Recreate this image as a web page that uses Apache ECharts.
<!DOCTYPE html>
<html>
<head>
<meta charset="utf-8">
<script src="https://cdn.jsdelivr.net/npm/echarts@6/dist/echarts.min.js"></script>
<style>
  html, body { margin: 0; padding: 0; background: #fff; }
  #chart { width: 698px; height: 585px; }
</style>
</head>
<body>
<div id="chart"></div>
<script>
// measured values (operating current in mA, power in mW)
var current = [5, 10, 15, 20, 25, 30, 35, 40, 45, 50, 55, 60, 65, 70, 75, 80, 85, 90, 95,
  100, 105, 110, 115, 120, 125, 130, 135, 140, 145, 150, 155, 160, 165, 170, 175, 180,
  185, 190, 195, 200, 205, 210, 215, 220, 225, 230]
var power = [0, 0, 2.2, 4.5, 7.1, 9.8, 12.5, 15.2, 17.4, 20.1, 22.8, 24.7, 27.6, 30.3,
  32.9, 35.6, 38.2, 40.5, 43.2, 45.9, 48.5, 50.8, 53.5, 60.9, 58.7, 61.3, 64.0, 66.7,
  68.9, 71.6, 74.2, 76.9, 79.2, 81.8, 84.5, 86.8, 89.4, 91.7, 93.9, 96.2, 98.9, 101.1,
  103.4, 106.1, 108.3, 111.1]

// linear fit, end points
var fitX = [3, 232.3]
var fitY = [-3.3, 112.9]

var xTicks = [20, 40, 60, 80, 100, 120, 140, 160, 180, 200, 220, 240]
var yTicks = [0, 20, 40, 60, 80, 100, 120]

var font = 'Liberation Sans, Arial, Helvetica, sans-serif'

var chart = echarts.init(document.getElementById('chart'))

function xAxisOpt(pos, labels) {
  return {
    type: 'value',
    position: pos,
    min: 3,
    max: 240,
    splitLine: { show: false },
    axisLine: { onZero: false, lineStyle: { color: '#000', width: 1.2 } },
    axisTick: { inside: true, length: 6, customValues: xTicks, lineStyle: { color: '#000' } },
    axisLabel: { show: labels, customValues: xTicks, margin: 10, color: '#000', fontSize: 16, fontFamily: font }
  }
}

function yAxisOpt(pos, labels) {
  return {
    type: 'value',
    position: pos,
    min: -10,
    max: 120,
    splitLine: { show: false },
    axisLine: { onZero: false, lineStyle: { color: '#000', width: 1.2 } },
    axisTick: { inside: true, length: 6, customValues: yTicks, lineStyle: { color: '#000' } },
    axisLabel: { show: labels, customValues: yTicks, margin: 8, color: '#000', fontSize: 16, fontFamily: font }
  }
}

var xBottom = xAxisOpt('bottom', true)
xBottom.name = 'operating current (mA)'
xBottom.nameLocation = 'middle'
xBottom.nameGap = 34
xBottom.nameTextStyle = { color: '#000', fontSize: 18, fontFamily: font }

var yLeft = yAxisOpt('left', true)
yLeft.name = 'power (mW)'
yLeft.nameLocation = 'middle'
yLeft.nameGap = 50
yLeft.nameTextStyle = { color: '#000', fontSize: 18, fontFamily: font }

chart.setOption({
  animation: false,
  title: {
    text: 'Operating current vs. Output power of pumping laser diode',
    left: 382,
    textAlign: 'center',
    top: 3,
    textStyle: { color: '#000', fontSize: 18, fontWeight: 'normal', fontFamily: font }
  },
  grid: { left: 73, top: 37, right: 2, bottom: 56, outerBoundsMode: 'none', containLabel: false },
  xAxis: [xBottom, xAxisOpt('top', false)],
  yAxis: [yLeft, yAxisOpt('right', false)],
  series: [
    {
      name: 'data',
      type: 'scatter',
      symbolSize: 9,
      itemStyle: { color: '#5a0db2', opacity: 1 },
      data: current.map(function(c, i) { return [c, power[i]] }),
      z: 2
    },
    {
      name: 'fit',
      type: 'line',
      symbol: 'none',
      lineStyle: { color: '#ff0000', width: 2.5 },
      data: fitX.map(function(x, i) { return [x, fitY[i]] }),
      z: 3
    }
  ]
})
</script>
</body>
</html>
..........
Exercise brief – All of the material must be reproduced exactly.

Full response –
Recreate this image as a web page that uses Apache ECharts.
<!DOCTYPE html>
<html>
<head>
<meta charset="utf-8">
<script src="https://cdn.jsdelivr.net/npm/echarts@6/dist/echarts.min.js"></script>
<style>
  html, body { margin: 0; padding: 0; background: #fff; }
  #chart { width: 698px; height: 585px; }
</style>
</head>
<body>
<div id="chart"></div>
<script>
// measured values (operating current in mA, power in mW)
var current = [5, 10, 15, 20, 25, 30, 35, 40, 45, 50, 55, 60, 65, 70, 75, 80, 85, 90, 95,
  100, 105, 110, 115, 120, 125, 130, 135, 140, 145, 150, 155, 160, 165, 170, 175, 180,
  185, 190, 195, 200, 205, 210, 215, 220, 225, 230]
var power = [0, 0, 2.2, 4.5, 7.1, 9.8, 12.5, 15.2, 17.4, 20.1, 22.8, 24.7, 27.6, 30.3,
  32.9, 35.6, 38.2, 40.5, 43.2, 45.9, 48.5, 50.8, 53.5, 60.9, 58.7, 61.3, 64.0, 66.7,
  68.9, 71.6, 74.2, 76.9, 79.2, 81.8, 84.5, 86.8, 89.4, 91.7, 93.9, 96.2, 98.9, 101.1,
  103.4, 106.1, 108.3, 111.1]

// linear fit, end points
var fitX = [3, 232.3]
var fitY = [-3.3, 112.9]

var xTicks = [20, 40, 60, 80, 100, 120, 140, 160, 180, 200, 220, 240]
var yTicks = [0, 20, 40, 60, 80, 100, 120]

var font = 'Liberation Sans, Arial, Helvetica, sans-serif'

var chart = echarts.init(document.getElementById('chart'))

function xAxisOpt(pos, labels) {
  return {
    type: 'value',
    position: pos,
    min: 3,
    max: 240,
    splitLine: { show: false },
    axisLine: { onZero: false, lineStyle: { color: '#000', width: 1.2 } },
    axisTick: { inside: true, length: 6, customValues: xTicks, lineStyle: { color: '#000' } },
    axisLabel: { show: labels, customValues: xTicks, margin: 10, color: '#000', fontSize: 16, fontFamily: font }
  }
}

function yAxisOpt(pos, labels) {
  return {
    type: 'value',
    position: pos,
    min: -10,
    max: 120,
    splitLine: { show: false },
    axisLine: { onZero: false, lineStyle: { color: '#000', width: 1.2 } },
    axisTick: { inside: true, length: 6, customValues: yTicks, lineStyle: { color: '#000' } },
    axisLabel: { show: labels, customValues: yTicks, margin: 8, color: '#000', fontSize: 16, fontFamily: font }
  }
}

var xBottom = xAxisOpt('bottom', true)
xBottom.name = 'operating current (mA)'
xBottom.nameLocation = 'middle'
xBottom.nameGap = 34
xBottom.nameTextStyle = { color: '#000', fontSize: 18, fontFamily: font }

var yLeft = yAxisOpt('left', true)
yLeft.name = 'power (mW)'
yLeft.nameLocation = 'middle'
yLeft.nameGap = 50
yLeft.nameTextStyle = { color: '#000', fontSize: 18, fontFamily: font }

chart.setOption({
  animation: false,
  title: {
    text: 'Operating current vs. Output power of pumping laser diode',
    left: 382,
    textAlign: 'center',
    top: 3,
    textStyle: { color: '#000', fontSize: 18, fontWeight: 'normal', fontFamily: font }
  },
  grid: { left: 73, top: 37, right: 2, bottom: 56, outerBoundsMode: 'none', containLabel: false },
  xAxis: [xBottom, xAxisOpt('top', false)],
  yAxis: [yLeft, yAxisOpt('right', false)],
  series: [
    {
      name: 'data',
      type: 'scatter',
      symbolSize: 9,
      itemStyle: { color: '#5a0db2', opacity: 1 },
      data: current.map(function(c, i) { return [c, power[i]] }),
      z: 2
    },
    {
      name: 'fit',
      type: 'line',
      symbol: 'none',
      lineStyle: { color: '#ff0000', width: 2.5 },
      data: fitX.map(function(x, i) { return [x, fitY[i]] }),
      z: 3
    }
  ]
})
</script>
</body>
</html>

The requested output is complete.